* begin TASK INPUTS *

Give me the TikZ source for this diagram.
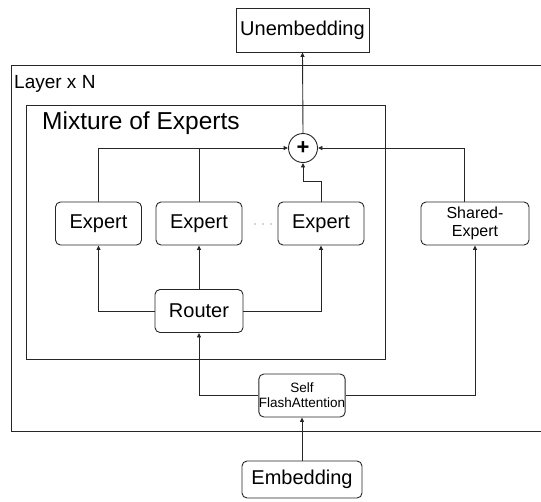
\documentclass[tikz,border=0pt]{standalone}
\usepackage{fontspec}
\setmainfont{Liberation Sans}
\usetikzlibrary{arrows.meta,calc}
\begin{document}
\begin{tikzpicture}[x=1pt,y=-1pt,
  line/.style={draw=black!85, line width=0.9pt},
  arr/.style={line, -{Triangle[length=4.5pt,width=4pt]}},
  block/.style={draw=black!85, line width=0.9pt, rounded corners=5pt,
    minimum width=86pt, minimum height=43pt, inner sep=0pt, align=center,
    font=\fontsize{20}{22}\selectfont},
  frame/.style={draw=black!85, line width=0.9pt},
]
\useasboundingbox (0,0) rectangle (541,501);

% outer layer frame (open on the right)
\draw[frame] (541,65) -- (11,65) -- (11,431) -- (541,431);
\node[anchor=north west, inner sep=0pt, font=\fontsize{19}{21}\selectfont] (layerlbl) at (14,75) {Layer x N};

% mixture-of-experts frame
\draw[frame] (26,105) rectangle (385,359);
\node[anchor=north west, inner sep=0pt, font=\fontsize{24.5}{26}\selectfont] (moelbl) at (42,112) {Mixture of Experts};

% blocks
\node[block, rounded corners=0pt, minimum width=133pt, minimum height=44pt] (unemb) at (302.5,30) {Unembedding};
\node[draw=black!85, line width=0.9pt, circle, minimum size=29pt, inner sep=0pt,
      font=\fontsize{22}{22}\selectfont\bfseries] (plus) at (303,148) {+};
\node[block] (e1) at (98.5,223.5) {Expert};
\node[block] (e2) at (199,223.5) {Expert};
\node[block] (e3) at (321,223.5) {Expert};
\node[block, minimum width=108pt, font=\fontsize{16}{18}\selectfont] (shared) at (475,223.5) {Shared-\\Expert};
\node[block, minimum width=88pt] (router) at (199,311) {Router};
\node[block, font=\fontsize{13.5}{15}\selectfont] (attn) at (302,395.5) {Self\\FlashAttention};
\node[block, minimum width=120pt, minimum height=37pt] (emb) at (302,479.5) {Embedding};

% ellipsis between experts
\foreach \dx in {255,263,271} \fill[black!70] (\dx,224) circle (0.7);

% connectors
\draw[arr] (emb.north) -- (attn.south);
\draw[arr] (attn.west) -| (router.south);
\draw[arr] (attn.east) -| (shared.south);
\draw[arr] (router.west) -| (e1.south);
\draw[arr] (router.north) -- (e2.south);
\draw[arr] (router.east) -| (e3.south);
\draw[arr] (e1.north) |- (plus.west);
\draw[line] (e2.north) -- (e2.north |- plus.west);
\draw[arr] (e3.north) -- ++(0,-20) -| (plus.south);
\draw[arr] ([xshift=-11pt]shared.north) |- (plus.east);
\draw[arr] (plus.north) -- (unemb.south);
\end{tikzpicture}
\end{document}
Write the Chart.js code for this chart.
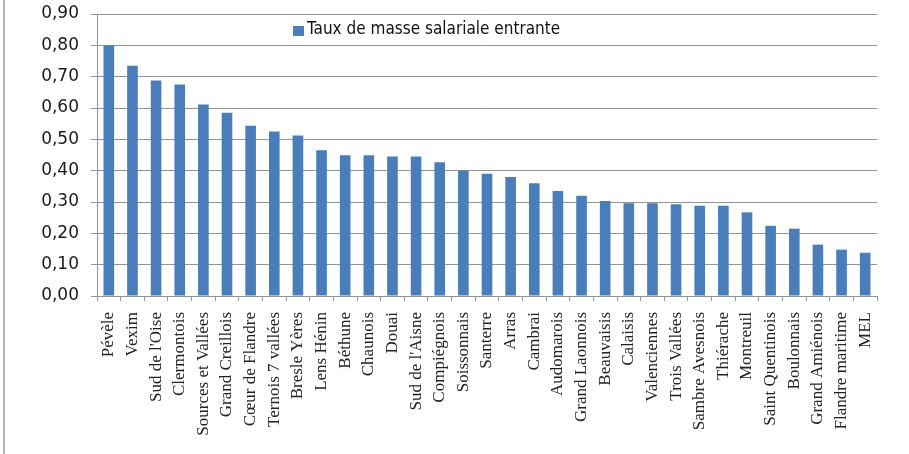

* end TASK INPUTS *

EXERCISE OBJECTIVE: Write out the material above again, word for word, minus its pictures.

SOLUTION TO THE PROBLEM:
Give me the TikZ source for this diagram.
\documentclass[tikz,border=0pt]{standalone}
\usepackage{fontspec}
\setmainfont{Liberation Sans}
\usetikzlibrary{arrows.meta,calc}
\begin{document}
\begin{tikzpicture}[x=1pt,y=-1pt,
  line/.style={draw=black!85, line width=0.9pt},
  arr/.style={line, -{Triangle[length=4.5pt,width=4pt]}},
  block/.style={draw=black!85, line width=0.9pt, rounded corners=5pt,
    minimum width=86pt, minimum height=43pt, inner sep=0pt, align=center,
    font=\fontsize{20}{22}\selectfont},
  frame/.style={draw=black!85, line width=0.9pt},
]
\useasboundingbox (0,0) rectangle (541,501);

% outer layer frame (open on the right)
\draw[frame] (541,65) -- (11,65) -- (11,431) -- (541,431);
\node[anchor=north west, inner sep=0pt, font=\fontsize{19}{21}\selectfont] (layerlbl) at (14,75) {Layer x N};

% mixture-of-experts frame
\draw[frame] (26,105) rectangle (385,359);
\node[anchor=north west, inner sep=0pt, font=\fontsize{24.5}{26}\selectfont] (moelbl) at (42,112) {Mixture of Experts};

% blocks
\node[block, rounded corners=0pt, minimum width=133pt, minimum height=44pt] (unemb) at (302.5,30) {Unembedding};
\node[draw=black!85, line width=0.9pt, circle, minimum size=29pt, inner sep=0pt,
      font=\fontsize{22}{22}\selectfont\bfseries] (plus) at (303,148) {+};
\node[block] (e1) at (98.5,223.5) {Expert};
\node[block] (e2) at (199,223.5) {Expert};
\node[block] (e3) at (321,223.5) {Expert};
\node[block, minimum width=108pt, font=\fontsize{16}{18}\selectfont] (shared) at (475,223.5) {Shared-\\Expert};
\node[block, minimum width=88pt] (router) at (199,311) {Router};
\node[block, font=\fontsize{13.5}{15}\selectfont] (attn) at (302,395.5) {Self\\FlashAttention};
\node[block, minimum width=120pt, minimum height=37pt] (emb) at (302,479.5) {Embedding};

% ellipsis between experts
\foreach \dx in {255,263,271} \fill[black!70] (\dx,224) circle (0.7);

% connectors
\draw[arr] (emb.north) -- (attn.south);
\draw[arr] (attn.west) -| (router.south);
\draw[arr] (attn.east) -| (shared.south);
\draw[arr] (router.west) -| (e1.south);
\draw[arr] (router.north) -- (e2.south);
\draw[arr] (router.east) -| (e3.south);
\draw[arr] (e1.north) |- (plus.west);
\draw[line] (e2.north) -- (e2.north |- plus.west);
\draw[arr] (e3.north) -- ++(0,-20) -| (plus.south);
\draw[arr] ([xshift=-11pt]shared.north) |- (plus.east);
\draw[arr] (plus.north) -- (unemb.south);
\end{tikzpicture}
\end{document}
Write the Chart.js code for this chart.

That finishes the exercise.